Moving towards detection of nanoantenna excitation using bandgap agnostic impact ionization

As photodetection moves towards longer wavelengths, the semiconductor bandgap (BG) for detection similarly decreases. Eventually this trade-off becomes infeasible as thermally generated carriers begin to overwhelm the expected photocurrent. These thermal effects are exacerbated when utilizing designs such as avalanche photodiodes which require cooling for a small BG design to have low noise. Conversely, a wider BG device enables room-temperature detection at the cost of sensitivity to long wavelength signals. As such, this work overcomes these limitations by decoupling photodetection from semiconductor bandgap using a combination of plasmonic excitation coupled into an avalanche diode with uniquely tuned impact ionization locations. Specifically, we investigate wide band plasmonic nanoantennas, connected to a GaAs avalanche heterostructure with a novel architecture, inspired by phototransistor designs.

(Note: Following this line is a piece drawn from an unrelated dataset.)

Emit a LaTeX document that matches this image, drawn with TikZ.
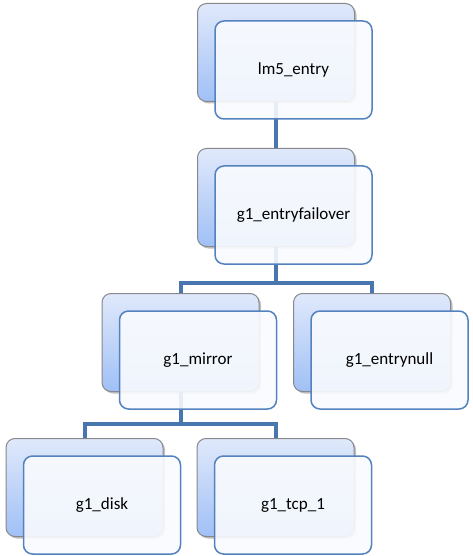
\documentclass[tikz,border=0pt]{standalone}
\usepackage{fontspec}
\setmainfont{Carlito}
\usetikzlibrary{shadows}
\definecolor{conn}{RGB}{74,118,175}
\definecolor{frontblue}{RGB}{84,130,190}
\definecolor{frontfill}{RGB}{249,251,254}
\definecolor{backgray}{RGB}{135,135,140}
\definecolor{backtop}{RGB}{224,233,251}
\definecolor{backbot}{RGB}{160,192,246}
\begin{document}
\begin{tikzpicture}[x=1pt,y=-1pt,
  backbox/.style={rounded corners=9pt, minimum width=157pt, minimum height=98pt, inner sep=0pt,
    draw=backgray, line width=1pt, top color=backtop, bottom color=backbot,
    drop shadow={shadow xshift=2pt, shadow yshift=-2pt, opacity=0.35, fill=black!70}},
  frontbox/.style={rounded corners=9pt, minimum width=157pt, minimum height=98pt, inner sep=0pt,
    draw=frontblue, line width=1.5pt, fill=frontfill, fill opacity=0.9, text opacity=1,
    font=\fontsize{17}{20}\selectfont},
  link/.style={draw=conn, line width=4pt}]
\useasboundingbox (0,0) rectangle (472,556);
% back boxes
\node[backbox] (lmb) at (276,52.5) {};
\node[backbox] (fob) at (276,197.5) {};
\node[backbox] (mib) at (180.5,342.5) {};
\node[backbox] (enb) at (372,342.5) {};
\node[backbox] (dib) at (84.5,487.5) {};
\node[backbox] (tcb) at (275.5,487.5) {};
% connectors
\coordinate (j1) at (276,283);
\coordinate (j2) at (180.5,424);
\draw[link] (lmb.south) -- (fob.north);
\draw[link] (fob.south) -- (j1);
\draw[link] (mib.north) |- (j1) -| (enb.north);
\draw[link] (mib.south) -- (j2);
\draw[link] (dib.north) |- (j2) -| (tcb.north);
% front boxes
\node[frontbox] (lm) at (293.5,70) {lm5\_entry};
\node[frontbox] (fo) at (293.5,215) {g1\_entryfailover};
\node[frontbox] (mi) at (198,360) {g1\_mirror};
\node[frontbox] (en) at (389.5,360) {g1\_entrynull};
\node[frontbox] (di) at (102,505) {g1\_disk};
\node[frontbox] (tc) at (293,505) {g1\_tcp\_1};
\end{tikzpicture}
\end{document}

By tuning the impact ionization locations for the ideal coupling with the nanoantenna, we are able to perform BG agnostic photodetection. The design was simulated with CST Microwave studio plasmonic excitation and COMSOL Multiphysics to simulate impact ionization regions, bias voltages, and output currents. This work presents a novel approach to photodetection which will allow a greater diversity detection schemes, designs, and use-cases.